Like many freak, er, reality shows, 'Dreamz' isn't clever, but you watch anyway
Randy: I don't know, man. You started out alright 'cause I like me some Hugh Grant, but it just wasn't funny. I wasn't feelin' it, but props for trying, dawg.
Paula: You are the shining star of what this land is all about: laughing and speaking from the heart. And Mandy Moore's hair is absolutely stunning.
Simon: Excrutiatingly wretched. You've taken a brilliant concept and made a tone-deaf, karaoke mockery of it. This isn't satire; it's suffering.
"American Dreamz" had the potential to be a crowd pleaser -- if you're the type of person that thrives on celebrity faux pas, plays reality show armchair critic or is part of the 63 percent giving Dubya a negative approval rating. Weitz's follow-up to the charming "In Good Company" and "About a Boy," however, is a rough ride through a cynic's mind that only hits a handful of witty high notes, sacrificing ingenuity and humor in pursuit of a farcical agenda.
Soulless Martin Tweed (Grant) is the executive producer/host of ratings jugggernaut "American Dreamz" and has decided that this season, he's going to do some creative casting.
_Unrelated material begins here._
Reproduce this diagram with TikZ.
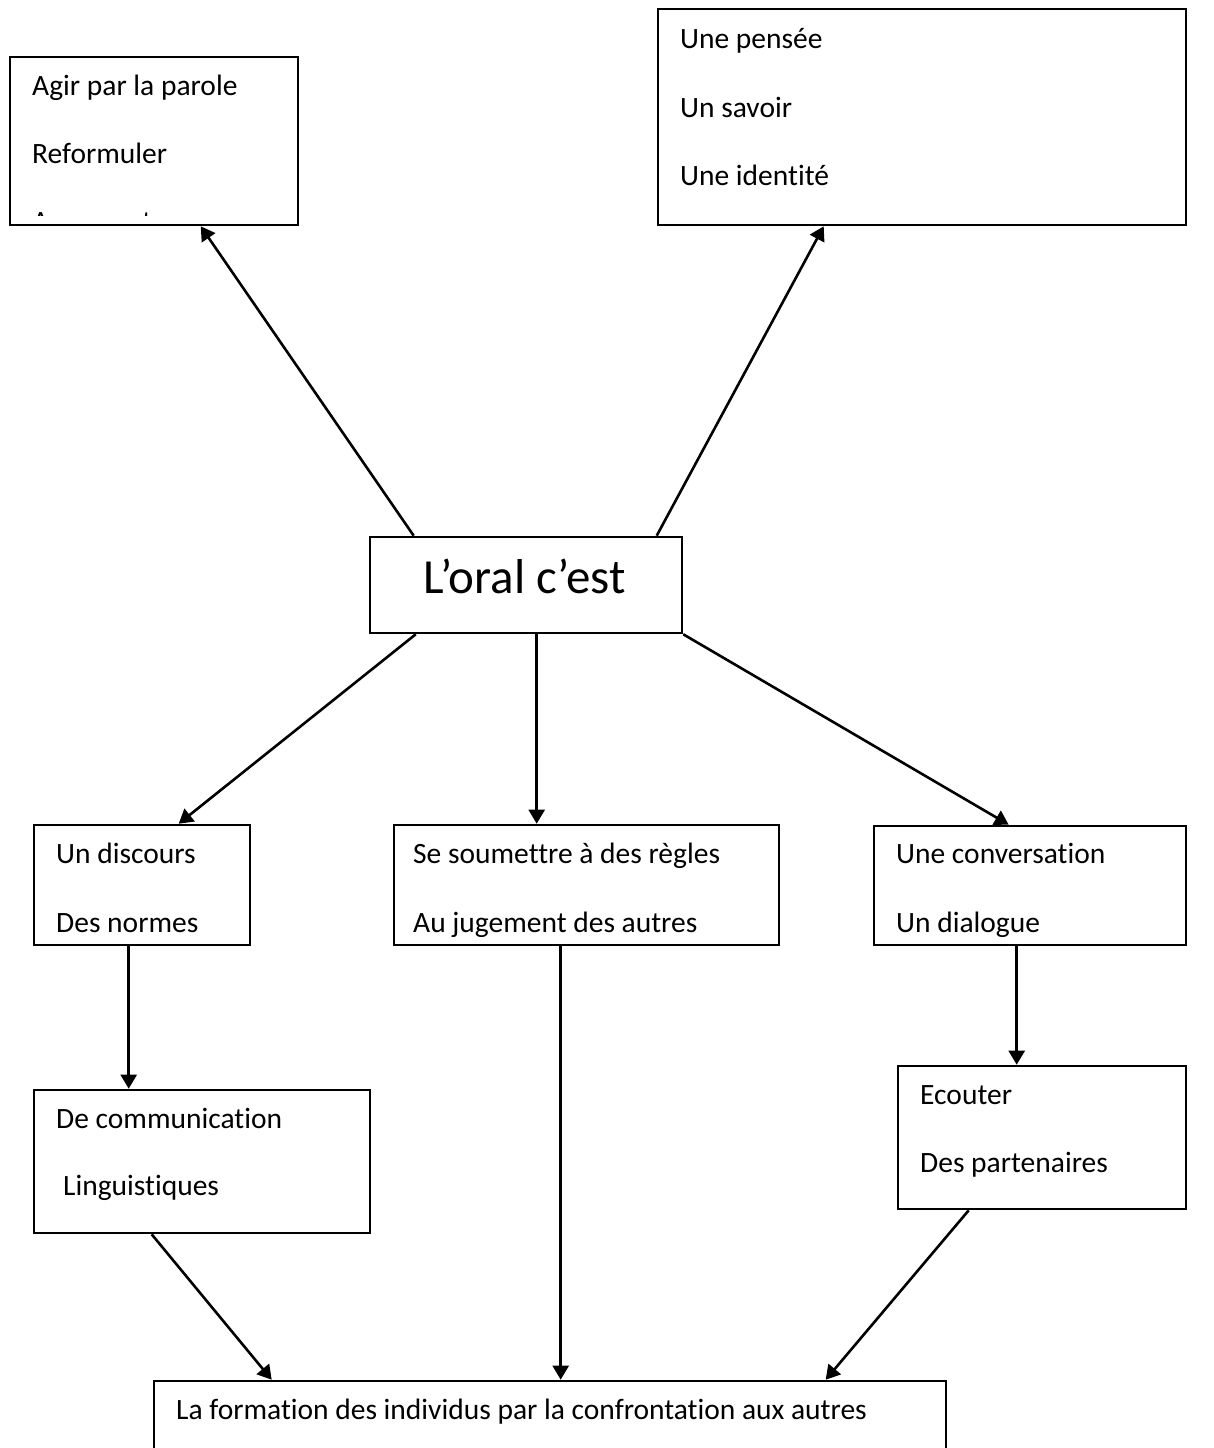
\documentclass[tikz,border=0pt]{standalone}
\usepackage{fontspec}
\setmainfont{Carlito}[Ligatures=NoCommon]
\usetikzlibrary{arrows.meta,calc}

\tikzset{
  box/.style={draw, rectangle, line width=2.6pt, inner sep=0pt},
  lbl/.style={anchor=base west, inner sep=0pt, font=\fontsize{29.5}{35}\selectfont},
  big/.style={anchor=base west, inner sep=0pt, font=\fontsize{49}{58}\selectfont},
  arr/.style={line width=2.6pt, -{Triangle[length=14pt,width=16pt]}},
}

\begin{document}
\begin{tikzpicture}[x=1pt,y=-1pt]
\useasboundingbox (0,0) rectangle (1213,1448);

% boxes
\node[box, minimum width=288pt, minimum height=168pt] (A)   at (154,141)    {};
\node[box, minimum width=528pt, minimum height=216pt] (B)   at (922,117)    {};
\node[box, minimum width=312pt, minimum height=96pt]  (ctr) at (526,585)    {};
\node[box, minimum width=216pt, minimum height=120pt] (C1)  at (142,885)    {};
\node[box, minimum width=385pt, minimum height=120pt] (C2)  at (586.5,885)  {};
\node[box, minimum width=312pt, minimum height=119pt] (C3)  at (1030,885.5) {};
\node[box, minimum width=336pt, minimum height=143pt] (D1)  at (202,1161.5) {};
\node[box, minimum width=288pt, minimum height=143pt] (D3)  at (1042,1137.5){};
\node[box, minimum width=792pt, minimum height=89pt]  (E)   at (550,1425.5) {};

% texts
\node[lbl] (a1) at (32,95)  {Agir par la parole};
\node[lbl] (a2) at (32,163) {Reformuler};
\begin{scope}
  \clip (A.north west) rectangle (298,215.5);
  \node[lbl] (a3) at (32,231) {Argumenter};
\end{scope}

\node[lbl] (b1) at (680,48)  {Une pensée};
\node[lbl] (b2) at (680,117) {Un savoir};
\node[lbl] (b3) at (680,185) {Une identité};

\node[big] (o1) at (423,593) {L’oral c’est};

\node[lbl] (c11) at (56,863) {Un discours};
\node[lbl] (c12) at (56,932) {Des normes};

\begin{scope}
  \clip (C2.north west) rectangle (1186,936);
  \node[lbl] (c21) at (413,863) {Se soumettre à des règles};
  \node[lbl] (c22) at (413,932) {Au jugement des autres};
  \node[lbl] (c31) at (896,863) {Une conversation};
  \node[lbl] (c32) at (896,932) {Un dialogue};
\end{scope}

\node[lbl] (d11) at (56,1128) {De communication};
\node[lbl] (d12) at (63,1195) {Linguistiques};

\node[lbl] (d31) at (920,1104) {Ecouter};
\node[lbl] (d32) at (920,1172) {Des partenaires};

\node[lbl] (e1) at (176,1419) {La formation des individus par la confrontation aux autres};

% connectors
\draw[arr] ($(ctr.north west)+(45,0)$)  -- ($(A.south west)+(192,0)$);
\draw[arr] ($(ctr.north west)+(288,0)$) -- ($(B.south west)+(167,0)$);
\draw[arr] ($(ctr.south west)+(47,0)$)  -- ($(C1.north west)+(146,0)$);
\coordinate (cm) at ($(ctr.south west)+(168,0)$);
\draw[arr] (cm) -- (cm |- C2.north);
\draw[arr] (ctr.south east) -- ($(C3.north west)+(136,0)$);

\coordinate (c1o) at ($(C1.south west)+(96,0)$);
\draw[arr] (c1o) -- (c1o |- D1.north);
\coordinate (c3o) at ($(C3.south west)+(144,0)$);
\draw[arr] (c3o) -- (c3o |- D3.north);
\coordinate (c2o) at ($(C2.south west)+(168,0)$);
\draw[arr] (c2o) -- (c2o |- E.north);

\draw[arr] ($(D1.south west)+(119,0)$) -- ($(E.north west)+(119,0)$);
\draw[arr] ($(D3.south west)+(72,0)$)  -- ($(E.north west)+(673,0)$);
\end{tikzpicture}
\end{document}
Topping this year's crop of pop star hopefuls is white trash cutie Sally (Moore), the show tunes-loving terrorist wannabe Omer (Sam Golzari) and rapping Orthodox cantor Sholem (Adam Busch).
Competition is fierce, but Sally is fiercer, doing everything to control her false sweetheart image, even reconciling with her doofus boyfriend William (Chris Klein) because of his patriotic injured war veteran status. Omer just wants to enjoy his newfound stardom, but his homeland's terrorist superiors want him to detonate a suicide bomb to assassinate the president (Dennis Quaid), who's a guest judge on the show's finale. Meanwhile, President Staton is questioning his policies for the first time after re-election.
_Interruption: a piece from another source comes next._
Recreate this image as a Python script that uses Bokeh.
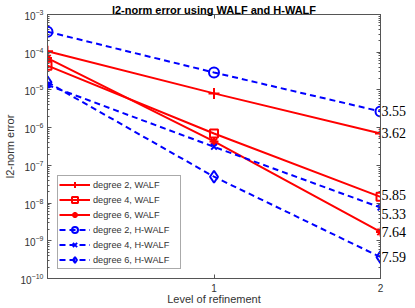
from bokeh.plotting import figure
from bokeh.models import (LogAxis, LinearAxis, FixedTicker, Legend, LegendItem, Range1d,
                          BasicTickFormatter, AllLabels)
from bokeh.embed import file_html
from bokeh.resources import INLINE

# ---- data ----
levels = [0, 1, 2]
walf_deg2 = [1.06e-4, 8.1e-6, 7.0e-7]
walf_deg4 = [4.4e-5, 7.0e-7, 1.46e-8]
walf_deg6 = [7.0e-5, 4.3e-7, 1.72e-9]
hwalf_deg2 = [3.5e-4, 2.9e-5, 2.69e-6]
hwalf_deg4 = [1.35e-5, 3.1e-7, 7.6e-9]
hwalf_deg6 = [1.6e-5, 5.0e-8, 3.7e-10]
rates = ["3.55", "3.62", "5.85", "5.33", "7.64", "7.59"]
rate_series = [hwalf_deg2, walf_deg2, walf_deg4, hwalf_deg4, walf_deg6, hwalf_deg6]
rate_nudge_px = [0, 0, 2, -6, 0, 0]
names = ["degree 2, WALF", "degree 4, WALF", "degree 6, WALF",
         "degree 2, H-WALF", "degree 4, H-WALF", "degree 6, H-WALF"]
x_tick_values = [1, 2]
y_exponents = list(range(-10, -2))

AX = "#555555"
TXT = "#333333"
SANS = "Liberation Sans"

p = figure(width=415, height=308, y_axis_type="log", title=None,
           x_range=Range1d(0, 2), y_range=Range1d(1e-10, 1e-3),
           output_backend="svg", toolbar_location=None,
           min_border_left=46, min_border_right=35, min_border_top=14, min_border_bottom=30)
p.grid.visible = False
p.outline_line_color = AX
p.background_fill_color = "white"
p.border_fill_color = "white"

yticks = [10.0 ** e for e in y_exponents]
yminor = [m * 10.0 ** e for e in y_exponents[:-1] for m in range(2, 10)]
yticker = FixedTicker(ticks=yticks, minor_ticks=yminor)
xticker = FixedTicker(ticks=x_tick_values, minor_ticks=[])


def style_axis(ax, show_labels=True):
    ax.major_tick_in = 4
    ax.major_tick_out = 0
    ax.minor_tick_in = 2
    ax.minor_tick_out = 0
    ax.axis_line_color = AX
    ax.major_tick_line_color = AX
    ax.minor_tick_line_color = AX
    ax.major_label_text_font = SANS
    ax.major_label_text_color = TXT
    ax.major_label_text_font_size = "10px"
    ax.major_label_standoff = 4
    ax.axis_label_text_font = SANS
    ax.axis_label_text_font_size = "11px"
    ax.axis_label_text_font_style = "normal"
    ax.axis_label_text_color = TXT
    if not show_labels:
        ax.major_label_text_alpha = 0
        ax.major_label_text_font_size = "1px"
        ax.major_label_standoff = 0


p.yaxis.ticker = yticker
p.xaxis.ticker = xticker
p.xaxis.formatter = BasicTickFormatter()
for ax in p.yaxis:
    style_axis(ax)
    ax.axis_label = "l2-norm error"
    ax.axis_label_standoff = 2
for ax in p.xaxis:
    style_axis(ax)
    ax.major_label_standoff = 5
    ax.axis_label = "Level of refinement"
    ax.axis_label_standoff = -2

# mirrored top axis carries the title
top = LinearAxis(ticker=xticker, formatter=BasicTickFormatter())
style_axis(top, show_labels=False)
top.axis_label = "l2-norm error using WALF and H-WALF"
top.axis_label_text_font_size = "11px"
top.axis_label_text_font_style = "bold"
top.axis_label_text_color = "black"
top.axis_label_standoff = -1
p.add_layout(top, "above")

right = LogAxis(ticker=yticker, formatter=BasicTickFormatter())
style_axis(right, show_labels=False)
p.add_layout(right, "right")

# convergence-rate labels at the right end of each series
px_per_decade = 37.6
rate_ticks = [vals[-1] * 10 ** (dy / px_per_decade)
              for vals, dy in zip(rate_series, rate_nudge_px)]
rate_axis = LogAxis(ticker=FixedTicker(ticks=rate_ticks, minor_ticks=[]),
                    major_label_overrides={t: s for t, s in zip(rate_ticks, rates)},
                    major_label_policy=AllLabels(),
                    major_tick_in=0, major_tick_out=0, minor_tick_in=0, minor_tick_out=0,
                    axis_line_color=None, major_label_standoff=1,
                    major_label_text_font="Liberation Serif",
                    major_label_text_font_size="14px", major_label_text_color="black")
p.add_layout(rate_axis, "right")

RED = "#ff0000"
BLUE = "#0000ff"
series = [
    (walf_deg2, RED, "solid", "cross", 11),
    (walf_deg4, RED, "solid", "square", 8),
    (walf_deg6, RED, "solid", "asterisk", 9),
    (hwalf_deg2, BLUE, "6 4", "circle", 10),
    (hwalf_deg4, BLUE, "6 4", "x", 8),
    (hwalf_deg6, BLUE, "6 4", "diamond", 12),
]
items = []
for (vals, col, dash, mk, sz), name in zip(series, names):
    ln = p.line(levels, vals, line_color=col, line_width=2, line_dash=dash)
    sc = p.scatter(levels, vals, marker=mk, size=sz, line_color=col, line_width=2,
                   fill_color=None)
    items.append(LegendItem(label=name, renderers=[ln, sc]))

legend = Legend(items=items, location=(10, 9), label_text_font=SANS,
                label_text_font_size="9.2px", label_text_color=TXT,
                glyph_width=31, glyph_height=15, label_height=15, label_width=86,
                spacing=-3, padding=1, label_standoff=3, border_line_color=AX,
                background_fill_color="white", background_fill_alpha=1, margin=0)
p.add_layout(legend)

open("out.html", "w").write(file_html(p, INLINE))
Frankly, this film didn't really have much of a chance of successfully lampooning the world of "American Idol" because it's already mocked daily. Jokes about instant stardom, flexible ethics, mediocre talent, fallible judges and derivative songs have been done. Ditto for cracks about the president's naivete and love for alcohol. Weitz tries to invigorate both worlds by combining them and adding a farcical tone, but this backfires.
The film is never boring, but you just don't care about the characters. The usually charming Grant and Moore play calculating narcissists, while Golzari's Omer is the closest you get to a hero in the film except that he's too wishy-washy. Attempts to introduce sympathy (Sally was once overweight; Staton is being undermined) are curiously out of place in such a caricture-heavy film.
"Dreamz" only works when Weitz doesn't try to be clever or pointed, but just has fun, like when Sholem sings "Let's Get Raunchy Tonight" or the President Staton objects to briefings that compare opposing forces to Doc Ock and Magneto. There are definite laughs, but you can't help but wish Weitz stuck with his trademark heart and voted out crass sentiments like "I like watching freaks."